If you look at the circulation, they have an average of 18 books checked out to students on any given day. Now, that isn't 18 students, it's just 18 books. The books could, in theory, be checked out to one student. They are replacing the books with:

18 digital readers, enhanced electronic databases, flat-screen TVs, and laptop-equipped study cubicles—at a cost of about $500,000.

But what happens when that 19th student needs to read a book? All of the readers are checked out! Also, about 90% of the students are boarding students, which means they have rooms and dorms to study in (they even have proctored study hours) and the school already requires each student to have a laptop, so what is the need for the laptop-equipped study cubicles?

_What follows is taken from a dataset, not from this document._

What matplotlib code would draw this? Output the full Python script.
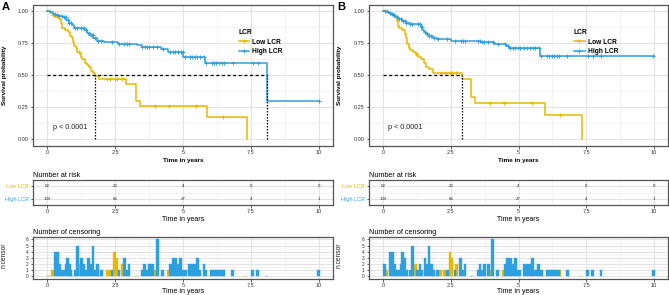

While the path this particular library has chosen to take is certainly unique, the plan certainly has raised some questions in my mind. There is, of course, the question of fiscal responsibility. Are there other things that would better serve the students or the surrounding area? Could they not, perhaps, put that same amount of money into a literacy program or a tutoring program for area children? However, the more pressing question, to me, at least, is this - If a student does not read, are they really educated? I am speaking here to the drastically low circulation of this library. They also don't seem to have planned for increased circulation if they are getting only 18 digital readers. Perhaps books can be read from the laptops placed in the library? That would open up logistical problems for their few commuting students as well as their boarding students, would it not?

Now, on a personal note - I wonder if I can get any of their bookcases?